838.51/3216: Telegram

The Minister in Haiti ( Gordon ) to the Secretary of State

51. At its meeting this afternoon the board of directors of the bank received a communication addressed to it by Léger the salient passages of which are as follows:

“As a result of agreements concluded with the American Government, the Haitian Government in the near future will proceed to the suppression of the office of the fiscal agent and its replacement by a service of control of receipts and expenses of the Republic. This new service of the Finance Ministry which will be administered exclusively by Haitians will have practically the same attributes as those formerly exercised by the office of the fiscal representative”.

The letter then states that under the terms of the bank contract the bank is also called upon to effect interior payments, to control and inspect the customshouse statements of account, to supervise the receipts of the Government and to publish economic and financial reports and statistics.

For these new services, the letter continues, the bank will be allotted 2 per cent of the gross receipts of the Government. The letter closed [Page 610] by requesting the board to communicate to Léger at the earliest moment possible the plan for organization of these new services which the board considers necessary.
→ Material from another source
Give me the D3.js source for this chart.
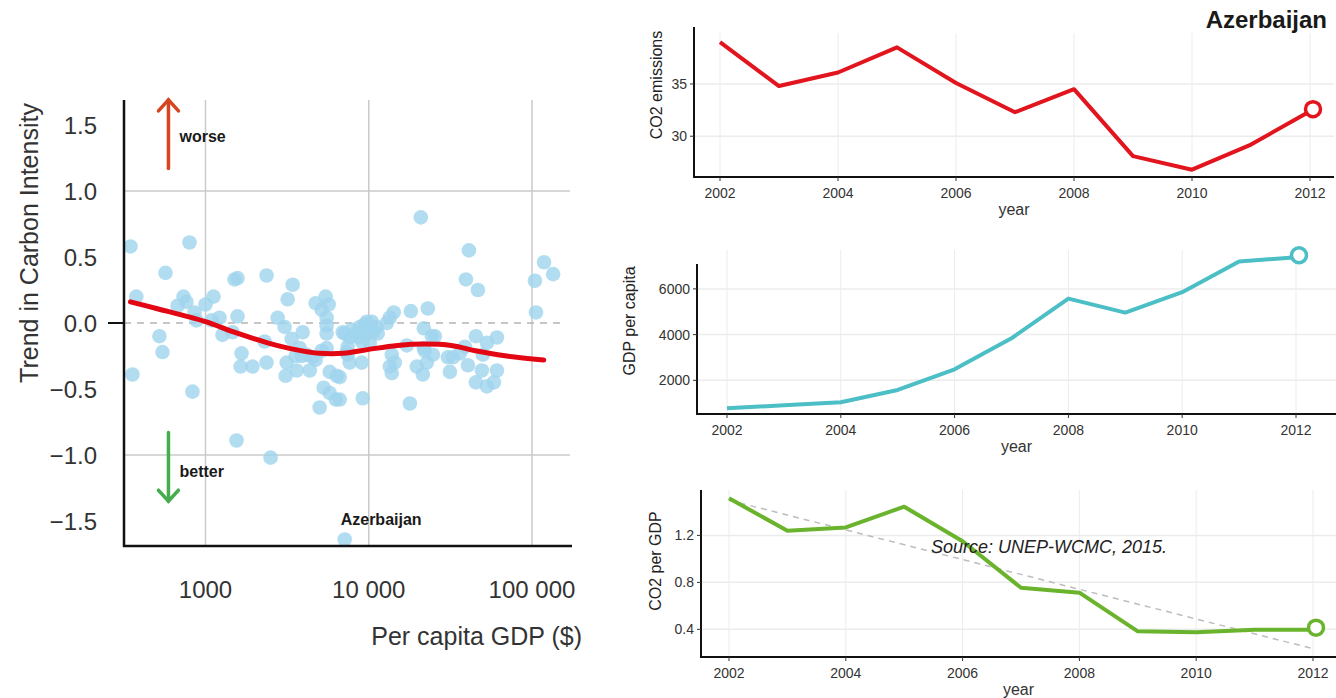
<!DOCTYPE html>
<html>
<head>
<meta charset="utf-8">
<script src="https://cdn.jsdelivr.net/npm/d3@7"></script>
<style>
  body { margin: 0; background: #fff; }
  svg text { font-family: "Liberation Sans", Arial, sans-serif; }
</style>
</head>
<body>
<svg id="chart" width="1336" height="698"></svg>
<script>
// scatter: per capita GDP ($) vs trend in carbon intensity
const gdp = [
  347, 798, 569, 377, 733, 764, 674, 857, 881, 1000,
  1120, 1089, 1219, 1271, 522, 545, 357, 832, 1506, 1571,
  2366, 3420, 3186, 4729, 5446, 5684, 5150, 5521, 5521, 5521,
  5521, 7123, 1571, 1465, 2767, 3053, 3938, 3371, 2300, 1663,
  1640, 1941, 2366, 3141, 3097, 3616, 3882, 4350, 4729, 5150,
  5764, 6366, 5296, 5764, 6278, 5004, 3567, 4167, 3776, 4531,
  20840, 41070, 39380, 46630, 104200, 118500, 134700, 105800, 9187, 17860,
  7860, 7640, 8805, 9450, 10430, 11200, 11350, 9860, 8805, 7325,
  7640, 9057, 7430, 13840, 13450, 14450, 13840, 17110, 18110, 14230,
  13450, 12890, 23010, 21740, 24360, 25410, 21740, 24720, 22700, 19690,
  21430, 31410, 30530, 36150, 38820, 45310, 52940, 60980, 40500, 50030,
  49330, 60980, 45310, 52940, 58440, 1549, 2504, 7123, 6640, 6925,
  9726, 10590, 10140, 9057, 7430, 6640, 8203, 32770, 22060
];
const trend = [
  0.58, 0.61, 0.38, 0.20, 0.20, 0.16, 0.13, 0.08, 0.02, 0.14,
  0.20, 0.02, 0.04, -0.09, -0.10, -0.22, -0.39, -0.52, 0.33, 0.34,
  0.36, 0.29, 0.18, 0.15, 0.20, 0.14, 0.10, 0.04, -0.02, -0.08,
  -0.19, -0.08, 0.05, -0.07, 0.04, -0.03, -0.07, -0.12, -0.14, -0.23,
  -0.33, -0.33, -0.30, -0.30, -0.40, -0.36, -0.25, -0.36, -0.28, -0.21,
  -0.37, -0.40, -0.49, -0.53, -0.58, -0.64, -0.25, -0.24, -0.19, -0.26,
  0.80, 0.55, 0.33, 0.25, 0.32, 0.46, 0.37, 0.08, -0.57, -0.61,
  -0.05, -0.11, -0.03, -0.01, 0.01, -0.03, -0.08, -0.08, -0.11, -0.22,
  -0.30, -0.30, -0.24, -0.24, -0.33, -0.30, -0.38, -0.17, 0.09, 0.08,
  0.04, 0.00, 0.11, -0.04, -0.10, -0.10, -0.19, -0.24, -0.30, -0.33,
  -0.39, -0.37, -0.26, -0.23, -0.18, -0.10, -0.15, -0.11, -0.32, -0.24,
  -0.36, -0.36, -0.45, -0.48, -0.45, -0.89, -1.02, -1.64, -0.58, -0.07,
  0.01, -0.07, -0.15, -0.14, -0.18, -0.41, -0.09, -0.26, -0.21
];
// smoothed fit (red curve)
const smoothGdp = [347, 500, 1000, 1500, 2400, 3500, 5000, 7000, 10000, 15000, 22000, 32000, 45000, 70000, 118000];
const smoothTrend = [0.16, 0.11, 0.01, -0.07, -0.15, -0.20, -0.23, -0.23, -0.20, -0.17, -0.16, -0.17, -0.21, -0.25, -0.28];
const highlight = { name: "Azerbaijan", gdp: 7123, trend: -1.64 };

const yTicks = [1.5, 1.0, 0.5, 0.0, -0.5, -1.0, -1.5];
const xTicks = [1000, 10000, 100000];
const xTickLabels = ["1000", "10 000", "100 000"];

// country time series
const years = [2002, 2003, 2004, 2005, 2006, 2007, 2008, 2009, 2010, 2011, 2012];
const co2Emissions = [39.0, 34.8, 36.1, 38.5, 35.1, 32.3, 34.5, 28.1, 26.8, 29.2, 32.4];
const gdpPerCapita = [774, 905, 1036, 1577, 2482, 3839, 5577, 4964, 5854, 7197, 7387];
const co2PerGdp = [1.516, 1.24, 1.268, 1.445, 1.15, 0.754, 0.712, 0.383, 0.374, 0.397, 0.397];
const co2PerGdpFit = [1.50, 0.235]; // linear fit at 2002 and 2012
const yearTicks = [2002, 2004, 2006, 2008, 2010, 2012];

const svg = d3.select("#chart");

// ---------------- left scatter ----------------
const x = d3.scaleLog().domain([1000, 100000]).range([205.5, 532]);
const y = d3.scaleLinear().domain([-1.5, 1.5]).range([521, 125]);
const plotL = 124, plotR = 572, plotT = 100, plotB = 546;

const left = svg.append("g");

left.selectAll(".hgrid")
  .data([1, -1])
  .enter().append("line")
  .attr("x1", plotL).attr("x2", plotR - 2)
  .attr("y1", d => y(d)).attr("y2", d => y(d))
  .attr("stroke", "#cacaca").attr("stroke-width", 1.5);

left.selectAll(".vgrid")
  .data(xTicks)
  .enter().append("line")
  .attr("x1", d => x(d)).attr("x2", d => x(d))
  .attr("y1", plotT).attr("y2", plotB)
  .attr("stroke", "#cacaca").attr("stroke-width", 1.5);

left.append("line")
  .attr("x1", plotL).attr("x2", plotR - 6)
  .attr("y1", y(0)).attr("y2", y(0))
  .attr("stroke", "#b4b4b4").attr("stroke-width", 1.5)
  .attr("stroke-dasharray", "7,6");

const points = gdp.map((g, i) => ({ gdp: g, trend: trend[i] }));
left.selectAll(".dot")
  .data(points)
  .enter().append("circle")
  .attr("class", "dot")
  .attr("r", 7.3)
  .attr("cx", d => x(d.gdp))
  .attr("cy", d => y(d.trend))
  .style("fill", "#9fd4ee")
  .style("opacity", 0.8);

const smooth = smoothGdp.map((g, i) => ({ gdp: g, trend: smoothTrend[i] }));
left.append("path")
  .datum(smooth)
  .attr("fill", "none")
  .attr("stroke", "#e30613")
  .attr("stroke-width", 5)
  .attr("stroke-linecap", "round")
  .attr("d", d3.line().curve(d3.curveCatmullRom).x(d => x(d.gdp)).y(d => y(d.trend)));

// axes
left.append("line")
  .attr("x1", plotL).attr("x2", plotL).attr("y1", plotT).attr("y2", plotB + 1)
  .attr("stroke", "#111").attr("stroke-width", 2.5);
left.append("line")
  .attr("x1", plotL - 1).attr("x2", plotR).attr("y1", plotB).attr("y2", plotB)
  .attr("stroke", "#111").attr("stroke-width", 2.5);
left.append("line")
  .attr("x1", plotL - 16).attr("x2", plotL).attr("y1", y(0)).attr("y2", y(0))
  .attr("stroke", "#111").attr("stroke-width", 2);

left.selectAll(".ytick")
  .data(yTicks)
  .enter().append("text")
  .attr("x", 97)
  .attr("y", d => y(d))
  .attr("dy", "0.36em")
  .attr("text-anchor", "end")
  .style("font-size", "24px")
  .style("fill", "#333")
  .text(d => d3.format(".1f")(d).replace("-", "\u2212"));

left.selectAll(".xtick")
  .data(xTicks)
  .enter().append("text")
  .attr("x", d => x(d))
  .attr("y", 598)
  .attr("text-anchor", "middle")
  .style("font-size", "24px")
  .style("fill", "#333")
  .text((d, i) => xTickLabels[i]);

left.append("text")
  .attr("x", 582).attr("y", 645)
  .attr("text-anchor", "end")
  .style("font-size", "25px")
  .style("fill", "#333")
  .text("Per capita GDP ($)");

left.append("text")
  .attr("transform", "translate(38,243) rotate(-90)")
  .attr("text-anchor", "middle")
  .style("font-size", "25px")
  .style("fill", "#333")
  .text("Trend in Carbon Intensity");

// worse / better arrows
function arrow(g, x0, yFrom, yTo, color) {
  const dir = yTo < yFrom ? 1 : -1;
  g.append("line")
    .attr("x1", x0).attr("x2", x0).attr("y1", yFrom).attr("y2", yTo)
    .attr("stroke", color).attr("stroke-width", 3.5).attr("stroke-linecap", "round");
  g.append("path")
    .attr("d", `M${x0 - 10},${yTo + dir * 11} L${x0},${yTo} L${x0 + 10},${yTo + dir * 11}`)
    .attr("fill", "none").attr("stroke", color).attr("stroke-width", 3.5)
    .attr("stroke-linecap", "round").attr("stroke-linejoin", "miter");
}
arrow(left, x(593), y(1.17), y(1.69), "#d5451f");
arrow(left, x(593), y(-0.83), y(-1.35), "#46ad4f");

left.append("text")
  .attr("x", x(693)).attr("y", y(1.37))
  .style("font-size", "16px").style("font-weight", "bold").style("fill", "#1a1a1a")
  .text("worse");
left.append("text")
  .attr("x", x(693)).attr("y", y(-1.17))
  .style("font-size", "16px").style("font-weight", "bold").style("fill", "#1a1a1a")
  .text("better");
left.append("text")
  .attr("x", x(highlight.gdp) - 4).attr("y", y(highlight.trend) - 14)
  .style("font-size", "16px").style("font-weight", "bold").style("fill", "#1a1a1a")
  .text(highlight.name);

// ---------------- right panels ----------------
function panel(cfg) {
  const g = svg.append("g");
  const px = d3.scaleLinear().domain([2002, 2012]).range([cfg.x2002, cfg.x2012]);
  const py = d3.scaleLinear().domain(cfg.yDomain).range([cfg.bottom, cfg.top]);

  // grid
  g.selectAll(".vg").data(yearTicks).enter().append("line")
    .attr("x1", d => px(d)).attr("x2", d => px(d))
    .attr("y1", cfg.gridTop).attr("y2", cfg.bottom)
    .attr("stroke", "#ececec").attr("stroke-width", 1);
  g.selectAll(".hg").data(cfg.ticks).enter().append("line")
    .attr("x1", cfg.left).attr("x2", cfg.right)
    .attr("y1", d => py(d)).attr("y2", d => py(d))
    .attr("stroke", "#ececec").attr("stroke-width", 1.5);

  if (cfg.fit) {
    g.append("line")
      .attr("x1", px(2002)).attr("x2", px(2012))
      .attr("y1", py(cfg.fit[0])).attr("y2", py(cfg.fit[1]))
      .attr("stroke", "#bdbdbd").attr("stroke-width", 1.5)
      .attr("stroke-dasharray", "6,5");
  }

  const series = years.map((yr, i) => ({ year: yr, value: cfg.values[i] }));
  g.append("path")
    .datum(series)
    .attr("fill", "none")
    .attr("stroke", cfg.color)
    .attr("stroke-width", 4)
    .attr("stroke-linejoin", "round")
    .attr("d", d3.line().x(d => px(d.year)).y(d => py(d.value)));

  const last = series[series.length - 1];
  g.append("circle")
    .attr("cx", px(last.year) + 3)
    .attr("cy", py(last.value) - 2)
    .attr("r", 7.5)
    .attr("fill", "#fff")
    .attr("stroke", cfg.color)
    .attr("stroke-width", 3.5);

  // axes
  g.append("line")
    .attr("x1", cfg.left).attr("x2", cfg.left).attr("y1", cfg.top).attr("y2", cfg.bottom)
    .attr("stroke", "#111").attr("stroke-width", 2);
  g.append("line")
    .attr("x1", cfg.left - 1).attr("x2", cfg.right).attr("y1", cfg.bottom).attr("y2", cfg.bottom)
    .attr("stroke", "#111").attr("stroke-width", 2);

  g.selectAll(".yt").data(cfg.ticks).enter().append("line")
    .attr("x1", cfg.left - 4).attr("x2", cfg.left)
    .attr("y1", d => py(d)).attr("y2", d => py(d))
    .attr("stroke", "#333");
  g.selectAll(".ytl").data(cfg.ticks).enter().append("text")
    .attr("x", cfg.left - 7)
    .attr("y", d => py(d))
    .attr("dy", "0.35em")
    .attr("text-anchor", "end")
    .style("font-size", "14px").style("fill", "#333")
    .text(d => cfg.format(d));

  g.selectAll(".xt").data(yearTicks).enter().append("line")
    .attr("x1", d => px(d)).attr("x2", d => px(d))
    .attr("y1", cfg.bottom).attr("y2", cfg.bottom + 4)
    .attr("stroke", "#333");
  g.selectAll(".xtl").data(yearTicks).enter().append("text")
    .attr("x", d => px(d))
    .attr("y", cfg.bottom + 21)
    .attr("text-anchor", "middle")
    .style("font-size", "14px").style("fill", "#333")
    .text(d => d);

  g.append("text")
    .attr("x", (cfg.left + cfg.right) / 2)
    .attr("y", cfg.bottom + 38)
    .attr("text-anchor", "middle")
    .style("font-size", "16px").style("fill", "#333")
    .text("year");

  g.append("text")
    .attr("transform", `translate(${cfg.labelX},${cfg.labelY}) rotate(-90)`)
    .attr("text-anchor", "middle")
    .style("font-size", "16px").style("fill", "#222")
    .text(cfg.label);

  return g;
}

panel({
  values: co2Emissions, color: "#e2141d", label: "CO2 emissions",
  left: 694, right: 1334, x2002: 720, x2012: 1310,
  top: 27, bottom: 177, gridTop: 33, yDomain: [26.1, 40.45],
  ticks: [30, 35], format: d3.format("d"), labelX: 662, labelY: 85
});

panel({
  values: gdpPerCapita, color: "#4bbfc5", label: "GDP per capita",
  left: 697, right: 1336, x2002: 727, x2012: 1296,
  top: 264, bottom: 414, gridTop: 250, yDomain: [525, 7090],
  ticks: [2000, 4000, 6000], format: d3.format("d"), labelX: 635, labelY: 321
});

panel({
  values: co2PerGdp, color: "#6ab42d", label: "CO2 per GDP", fit: co2PerGdpFit,
  left: 701, right: 1336, x2002: 729, x2012: 1313,
  top: 490, bottom: 657, gridTop: 490, yDomain: [0.164, 1.587],
  ticks: [0.4, 0.8, 1.2], format: d3.format(".1f"), labelX: 661, labelY: 561
});

svg.append("text")
  .attr("x", 1327).attr("y", 28)
  .attr("text-anchor", "end")
  .style("font-size", "24px").style("font-weight", "bold").style("fill", "#1a1a1a")
  .text(highlight.name);

svg.append("text")
  .attr("x", 931).attr("y", 553)
  .style("font-size", "18px").style("font-style", "italic").style("fill", "#222")
  .text("Source: UNEP-WCMC, 2015.");
</script>
</body>
</html>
Although the terms of paragraphs one and two supra seem somewhat self-contradictory, nevertheless, it seems clear that “the service of the issue of checks as now organized” recited in article 10 of our proposed note does not to the Haitians mean the “service of payments” as it is now organized in the fiscal representative’s office. This was what I had in mind when I raised a question with regard to article 10 in my telegram number 47 of October 30, 3 p.m.22

As the Department in its air mail instruction No. 42722 stated that in the absence of any objections from de la Rue, the Department considered the provisions of this article to be adequate, the Deputy Fiscal Representative23 after consultation with me sent de la Rue a letter by the air mail of November 7 showing clearly that, although de la Rue considered the “service of payments” and the “service of emission of checks” to be one and the same thing, the Haitians do not so consider it and therefore article 10 should be modified. Léger’s letter to the board of directors confirms this. Moreover, Dejean the presumptive Haitian Director General of Customs has been talking quite freely to this same effect.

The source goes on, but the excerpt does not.